**Written problem**
Report how many lines in the listing below include the word "drawn". Write nothing besides the number.

**Dataset extract**
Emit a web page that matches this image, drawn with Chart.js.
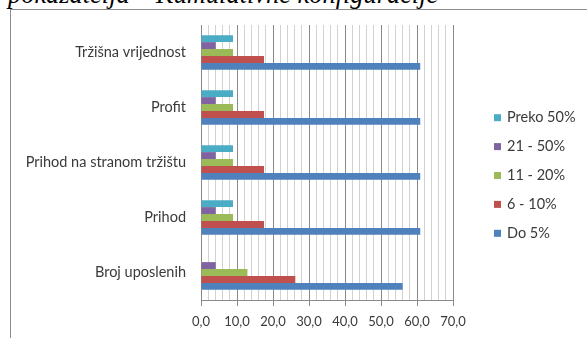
<!DOCTYPE html>
<html>
<head>
<meta charset="utf-8">
<script src="https://cdn.jsdelivr.net/npm/chart.js@4/dist/chart.umd.min.js"></script>
<style>
  html, body { margin: 0; padding: 0; background: #fff; overflow: hidden; }
  body { width: 587px; height: 338px; position: relative; }
  .caption {
    position: absolute; left: 8px; top: -19px; margin: 0;
    font-family: "Liberation Serif", serif; font-style: italic;
    font-size: 26.4px; line-height: 26px; color: #000; white-space: nowrap;
  }
  .frame {
    position: absolute; left: 10px; top: 9px; width: 600px; height: 340px;
    border-left: 1px solid #8c8c8c; border-top: 1px solid #8c8c8c;
  }
  #wrap { position: absolute; left: 0; top: 0; width: 587px; height: 338px; }
</style>
</head>
<body>
<p class="caption">pokazatelja – Kumulativne konfiguracije</p>
<div class="frame"></div>
<div id="wrap"><canvas id="c" width="587" height="338"></canvas></div>
<script>
// Categories, top to bottom
const categories = ['Tržišna vrijednost', 'Profit', 'Prihod na stranom tržištu', 'Prihod', 'Broj uposlenih'];
// Series names (legend order)
const seriesLabels = ['Preko 50%', '21 - 50%', '11 - 20%', '6 - 10%', 'Do 5%'];
// Share of answers per category (%)
const preko50 = [8.9, 8.9, 8.9, 8.9, 0];
const od21do50 = [4.1, 4.1, 4.1, 4.1, 4.1];
const od11do20 = [8.9, 8.9, 8.9, 8.9, 12.9];
const od6do10 = [17.5, 17.5, 17.5, 17.5, 26.2];
const do5 = [60.9, 60.9, 60.9, 60.9, 56.0];
// Value axis
const axisMax = 70;
const minorStep = 2;
const majorStep = 10;

const seriesValues = [preko50, od21do50, od11do20, od6do10, do5];
const seriesColors = ['#4BACC6', '#8064A2', '#9BBB59', '#C0504D', '#4F81BD'];

const FONT = 'Lato, "Open Sans", sans-serif';
const TEXT = '#3a3a3a';
const MAJOR = '#8a8a8a';
const MINOR = '#d2d2d2';

// Legend drawn at the right side of the chart
const sideLegend = {
  id: 'sideLegend',
  afterDraw(chart) {
    const ctx = chart.ctx;
    ctx.save();
    ctx.font = '14.5px ' + FONT;
    ctx.textBaseline = 'middle';
    ctx.textAlign = 'left';
    chart.data.datasets.forEach((ds, i) => {
      const cy = 117.7 + i * 28.9;
      ctx.fillStyle = ds.backgroundColor;
      ctx.fillRect(494, cy - 3.5, 7, 7);
      ctx.fillStyle = TEXT;
      ctx.fillText(ds.label, 507, cy);
    });
    ctx.restore();
  }
};

const isMajor = v => Math.abs(v % majorStep) < 1e-6;

new Chart(document.getElementById('c'), {
  type: 'bar',
  data: {
    labels: categories,
    datasets: seriesLabels.map((label, i) => ({
      label,
      data: seriesValues[i],
      backgroundColor: seriesColors[i],
      borderWidth: 0,
      categoryPercentage: 0.63,
      barPercentage: 1.0
    }))
  },
  options: {
    indexAxis: 'y',
    responsive: false,
    animation: false,
    devicePixelRatio: 1,
    layout: { padding: { left: 0, right: 134, top: 25, bottom: 0 } },
    plugins: {
      legend: { display: false },
      tooltip: { enabled: false },
      title: { display: false }
    },
    scales: {
      x: {
        min: 0,
        max: axisMax,
        ticks: {
          stepSize: minorStep,
          autoSkip: false,
          maxRotation: 0,
          padding: 8,
          color: TEXT,
          font: { family: FONT, size: 13 },
          callback: v => isMajor(v) ? v.toFixed(1).replace('.', ',') : ''
        },
        grid: {
          drawOnChartArea: true,
          tickLength: 6,
          color: c => isMajor(c.tick.value) ? MAJOR : MINOR,
          tickColor: c => isMajor(c.tick.value) ? MAJOR : 'rgba(0,0,0,0)',
          lineWidth: 1
        },
        border: { display: true, color: MAJOR },
        afterFit(scale) { scale.height = 38; }
      },
      y: {
        ticks: {
          padding: 15,
          color: TEXT,
          font: { family: FONT, size: 14.5 }
        },
        grid: { display: false, drawTicks: false },
        border: { display: true, color: MAJOR },
        afterFit(scale) { scale.width = 201; }
      }
    }
  },
  plugins: [sideLegend]
});
</script>
</body>
</html>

**Solution for this problem**
2